AIDC-AI/Marco-LLM-SEA
AIDC-AI/Marco-LLM-SEA is a 7.6 billion parameter Transformer-based language model specifically fine-tuned for Southeast Asian languages, including Indonesian, Malaysian, Thai, and Vietnamese. Developed by AIDC-AI, it underwent extensive continued pretraining on approximately 56 billion tokens to enhance regional language capabilities while maintaining general benchmark competitiveness. This model features an improved tokenizer adaptive to multiple Southeast Asian languages and scripts, making it ideal for applications requiring strong performance in these specific linguistic contexts.
Loading preview...
Overview
Marco-LLM-SEA is a series of language models developed by AIDC-AI, specifically designed and fine-tuned for Southeast Asian languages. This 7.6 billion parameter model is part of a larger family ranging from 7B to 72B, including both base and instruction-tuned variants.
Key Capabilities
- Multilingual Focus: Enhanced capabilities across Indonesian, Malaysian, Thai, Vietnamese, and other regional Southeast Asian languages.

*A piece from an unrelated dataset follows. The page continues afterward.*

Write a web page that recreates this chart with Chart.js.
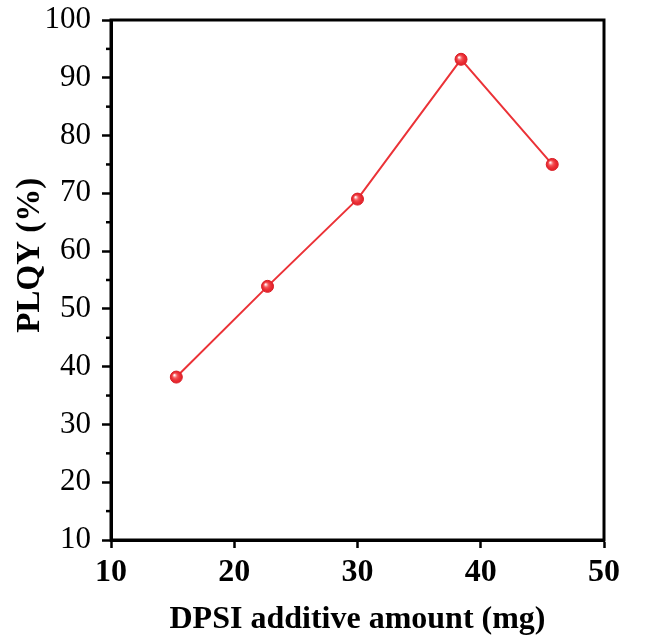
<!DOCTYPE html>
<html>
<head>
<meta charset="utf-8">
<script src="https://cdn.jsdelivr.net/npm/chart.js@4/dist/chart.umd.min.js"></script>
<style>
  body { margin: 0; background: #fff; }
  #wrap { width: 649px; height: 639px; }
</style>
</head>
<body>
<div id="wrap"><canvas id="charts" width="649" height="639"></canvas></div>
<script>
// values
const amounts = [15.3, 22.7, 30, 38.4, 45.8]
const plqy = [38.2, 53.9, 69.0, 93.2, 75.0]
const xTicks = [10, 20, 30, 40, 50]
const yTicks = [10, 20, 30, 40, 50, 60, 70, 80, 90, 100]
const yMinor = [15, 25, 35, 45, 55, 65, 75, 85, 95]

const serif = "'Liberation Serif', 'Times New Roman', serif"

// box around plot + minor ticks on the y axis
const frame = {
    id: 'frame',
    afterDraw(chart){
        let c = chart.ctx
        let a = chart.chartArea
        c.save()
        c.strokeStyle = '#000'
        c.lineWidth = 3
        c.strokeRect(a.left, a.top, a.right - a.left, a.bottom - a.top)
        let y = chart.scales.y
        c.lineWidth = 2.5
        for (const v of yMinor){
            let p = y.getPixelForValue(v)
            c.beginPath()
            c.moveTo(a.left, p)
            c.lineTo(a.left - 5, p)
            c.stroke()
        }
        c.restore()
    },
    afterDatasetsDraw(chart){
        // small shine on each sphere
        let c = chart.ctx
        let meta = chart.getDatasetMeta(0)
        c.save()
        for (const pt of meta.data){
            let g = c.createRadialGradient(pt.x - 2, pt.y - 2, 0.5, pt.x, pt.y, 6)
            g.addColorStop(0, 'rgba(255,255,255,0.95)')
            g.addColorStop(0.35, 'rgba(255,120,120,0.6)')
            g.addColorStop(1, 'rgba(220,20,30,0)')
            c.fillStyle = g
            c.beginPath()
            c.arc(pt.x, pt.y, 6, 0, Math.PI * 2)
            c.fill()
        }
        c.restore()
    }
}

let ctx = document.getElementById('charts').getContext('2d')
window.chart = new Chart(ctx, {
    type: 'scatter',
    data: {
        datasets: [
            {
                label: 'PLQY',
                data: amounts.map((x, i) => ({x: x, y: plqy[i]})),
                showLine: true,
                borderColor: 'rgb(235, 50, 55)',
                borderWidth: 2,
                backgroundColor: 'rgb(232, 38, 45)',
                pointBackgroundColor: 'rgb(232, 38, 45)',
                pointBorderColor: 'rgb(215, 30, 38)',
                pointBorderWidth: 1,
                pointRadius: 6,
                tension: 0
            }
        ]
    },
    options: {
        responsive: false,
        animation: false,
        layout: {
            padding: {top: 20, right: 45, left: 0, bottom: 0}
        },
        plugins: {
            legend: {display: false},
            tooltip: {enabled: false}
        },
        scales: {
            x: {
                type: 'linear',
                min: 10,
                max: 50,
                afterBuildTicks: (s) => { s.ticks = xTicks.map(v => ({value: v})) },
                afterFit: (s) => { s.height = 99; s.paddingLeft = 0; s.paddingRight = 0 },
                border: {display: true, color: '#000', width: 3},
                grid: {drawOnChartArea: false, drawTicks: true, tickLength: 8, tickWidth: 2.5, tickColor: '#000'},
                ticks: {
                    color: '#000',
                    padding: 6,
                    maxRotation: 0,
                    font: {family: serif, size: 32, weight: 'bold'}
                },
                title: {
                    display: true,
                    text: 'DPSI additive amount (mg)',
                    color: '#000',
                    padding: {top: 0, bottom: 0},
                    font: {family: serif, size: 32, weight: 'bold'}
                }
            },
            y: {
                type: 'linear',
                min: 10,
                max: 100,
                afterBuildTicks: (s) => { s.ticks = yTicks.map(v => ({value: v})) },
                afterFit: (s) => { s.width = 111; s.paddingTop = 0; s.paddingBottom = 0 },
                border: {display: true, color: '#000', width: 3},
                grid: {drawOnChartArea: false, drawTicks: true, tickLength: 9, tickWidth: 2.5, tickColor: '#000'},
                ticks: {
                    color: '#000',
                    padding: 11,
                    font: {family: serif, size: 31}
                },
                title: {
                    display: true,
                    // leading spaces push the label a bit up, like the original
                    text: '      PLQY (%)',
                    color: '#000',
                    padding: {top: 11, bottom: 0},
                    font: {family: serif, size: 33, weight: 'bold'}
                }
            }
        }
    },
    plugins: [frame]
})
</script>
</body>
</html>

- Continued Pretraining: Underwent extensive continued pretraining on approximately 56 billion tokens, improving its proficiency in target languages.
- Advanced Architecture: Based on the Transformer architecture, incorporating SwiGLU activation, attention QKV bias, and group query attention.
- Adaptive Tokenizer: Utilizes an improved tokenizer specifically adapted for multiple Southeast Asian languages and scripts.
Usage Recommendations
This base model is not intended for direct text generation without further adaptation. Developers are advised to apply post-training methods such as Supervised Fine-tuning (SFT), Reinforcement Learning with Human Feedback (RLHF), or additional continued pretraining to tailor it for specific use cases. For more details, refer to the Hugging Face page and the associated research paper: Marco-LLM: Bridging Languages via Massive Multilingual Training for Cross-Lingual Enhancement.